Set down the material once more, exactly as it appears.

━━━

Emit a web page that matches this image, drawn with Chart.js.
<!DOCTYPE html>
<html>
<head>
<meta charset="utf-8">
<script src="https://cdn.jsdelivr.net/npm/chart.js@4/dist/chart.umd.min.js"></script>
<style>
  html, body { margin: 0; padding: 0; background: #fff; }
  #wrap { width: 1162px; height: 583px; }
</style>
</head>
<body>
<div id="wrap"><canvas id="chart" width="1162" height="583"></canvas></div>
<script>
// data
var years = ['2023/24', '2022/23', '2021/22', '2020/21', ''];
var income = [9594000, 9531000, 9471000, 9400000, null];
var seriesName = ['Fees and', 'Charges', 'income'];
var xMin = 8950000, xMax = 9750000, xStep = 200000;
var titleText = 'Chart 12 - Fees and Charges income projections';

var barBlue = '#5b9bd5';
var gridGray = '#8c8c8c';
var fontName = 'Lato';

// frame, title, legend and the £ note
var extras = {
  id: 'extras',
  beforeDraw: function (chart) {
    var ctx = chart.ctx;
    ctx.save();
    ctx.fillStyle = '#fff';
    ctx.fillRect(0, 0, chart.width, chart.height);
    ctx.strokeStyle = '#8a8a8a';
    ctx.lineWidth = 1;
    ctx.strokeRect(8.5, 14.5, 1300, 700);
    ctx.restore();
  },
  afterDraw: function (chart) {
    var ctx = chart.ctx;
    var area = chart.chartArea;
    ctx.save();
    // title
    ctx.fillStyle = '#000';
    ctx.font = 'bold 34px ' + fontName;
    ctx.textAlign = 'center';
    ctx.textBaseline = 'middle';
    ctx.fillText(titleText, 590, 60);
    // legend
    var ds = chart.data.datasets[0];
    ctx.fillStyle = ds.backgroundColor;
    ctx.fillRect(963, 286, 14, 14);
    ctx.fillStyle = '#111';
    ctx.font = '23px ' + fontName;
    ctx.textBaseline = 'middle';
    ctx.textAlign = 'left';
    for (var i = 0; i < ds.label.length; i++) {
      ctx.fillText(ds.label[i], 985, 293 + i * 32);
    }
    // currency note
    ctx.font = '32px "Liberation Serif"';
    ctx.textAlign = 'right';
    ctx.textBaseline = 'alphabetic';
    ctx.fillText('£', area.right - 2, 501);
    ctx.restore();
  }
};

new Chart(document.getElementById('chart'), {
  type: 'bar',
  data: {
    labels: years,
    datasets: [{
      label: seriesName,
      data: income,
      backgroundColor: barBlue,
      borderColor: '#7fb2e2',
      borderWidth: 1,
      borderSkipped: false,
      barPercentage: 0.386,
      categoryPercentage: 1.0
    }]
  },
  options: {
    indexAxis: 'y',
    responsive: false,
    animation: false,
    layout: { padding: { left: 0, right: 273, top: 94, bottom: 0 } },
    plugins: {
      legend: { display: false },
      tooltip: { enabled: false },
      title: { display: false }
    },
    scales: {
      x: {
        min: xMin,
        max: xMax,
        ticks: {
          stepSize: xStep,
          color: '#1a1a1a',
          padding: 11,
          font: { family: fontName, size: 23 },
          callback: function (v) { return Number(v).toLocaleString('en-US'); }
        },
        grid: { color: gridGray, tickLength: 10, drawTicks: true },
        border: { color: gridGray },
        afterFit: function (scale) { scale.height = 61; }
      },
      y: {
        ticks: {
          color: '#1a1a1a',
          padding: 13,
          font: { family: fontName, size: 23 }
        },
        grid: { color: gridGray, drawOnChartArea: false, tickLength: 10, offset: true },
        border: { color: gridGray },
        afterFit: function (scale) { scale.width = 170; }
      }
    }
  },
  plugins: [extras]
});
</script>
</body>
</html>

━━━

§ **Task result**
Emit a web page that matches this image, drawn with Chart.js.
<!DOCTYPE html>
<html>
<head>
<meta charset="utf-8">
<script src="https://cdn.jsdelivr.net/npm/chart.js@4/dist/chart.umd.min.js"></script>
<style>
  html, body { margin: 0; padding: 0; background: #fff; }
  #wrap { width: 1162px; height: 583px; }
</style>
</head>
<body>
<div id="wrap"><canvas id="chart" width="1162" height="583"></canvas></div>
<script>
// data
var years = ['2023/24', '2022/23', '2021/22', '2020/21', ''];
var income = [9594000, 9531000, 9471000, 9400000, null];
var seriesName = ['Fees and', 'Charges', 'income'];
var xMin = 8950000, xMax = 9750000, xStep = 200000;
var titleText = 'Chart 12 - Fees and Charges income projections';

var barBlue = '#5b9bd5';
var gridGray = '#8c8c8c';
var fontName = 'Lato';

// frame, title, legend and the £ note
var extras = {
  id: 'extras',
  beforeDraw: function (chart) {
    var ctx = chart.ctx;
    ctx.save();
    ctx.fillStyle = '#fff';
    ctx.fillRect(0, 0, chart.width, chart.height);
    ctx.strokeStyle = '#8a8a8a';
    ctx.lineWidth = 1;
    ctx.strokeRect(8.5, 14.5, 1300, 700);
    ctx.restore();
  },
  afterDraw: function (chart) {
    var ctx = chart.ctx;
    var area = chart.chartArea;
    ctx.save();
    // title
    ctx.fillStyle = '#000';
    ctx.font = 'bold 34px ' + fontName;
    ctx.textAlign = 'center';
    ctx.textBaseline = 'middle';
    ctx.fillText(titleText, 590, 60);
    // legend
    var ds = chart.data.datasets[0];
    ctx.fillStyle = ds.backgroundColor;
    ctx.fillRect(963, 286, 14, 14);
    ctx.fillStyle = '#111';
    ctx.font = '23px ' + fontName;
    ctx.textBaseline = 'middle';
    ctx.textAlign = 'left';
    for (var i = 0; i < ds.label.length; i++) {
      ctx.fillText(ds.label[i], 985, 293 + i * 32);
    }
    // currency note
    ctx.font = '32px "Liberation Serif"';
    ctx.textAlign = 'right';
    ctx.textBaseline = 'alphabetic';
    ctx.fillText('£', area.right - 2, 501);
    ctx.restore();
  }
};

new Chart(document.getElementById('chart'), {
  type: 'bar',
  data: {
    labels: years,
    datasets: [{
      label: seriesName,
      data: income,
      backgroundColor: barBlue,
      borderColor: '#7fb2e2',
      borderWidth: 1,
      borderSkipped: false,
      barPercentage: 0.386,
      categoryPercentage: 1.0
    }]
  },
  options: {
    indexAxis: 'y',
    responsive: false,
    animation: false,
    layout: { padding: { left: 0, right: 273, top: 94, bottom: 0 } },
    plugins: {
      legend: { display: false },
      tooltip: { enabled: false },
      title: { display: false }
    },
    scales: {
      x: {
        min: xMin,
        max: xMax,
        ticks: {
          stepSize: xStep,
          color: '#1a1a1a',
          padding: 11,
          font: { family: fontName, size: 23 },
          callback: function (v) { return Number(v).toLocaleString('en-US'); }
        },
        grid: { color: gridGray, tickLength: 10, drawTicks: true },
        border: { color: gridGray },
        afterFit: function (scale) { scale.height = 61; }
      },
      y: {
        ticks: {
          color: '#1a1a1a',
          padding: 13,
          font: { family: fontName, size: 23 }
        },
        grid: { color: gridGray, drawOnChartArea: false, tickLength: 10, offset: true },
        border: { color: gridGray },
        afterFit: function (scale) { scale.width = 170; }
      }
    }
  },
  plugins: [extras]
});
</script>
</body>
</html>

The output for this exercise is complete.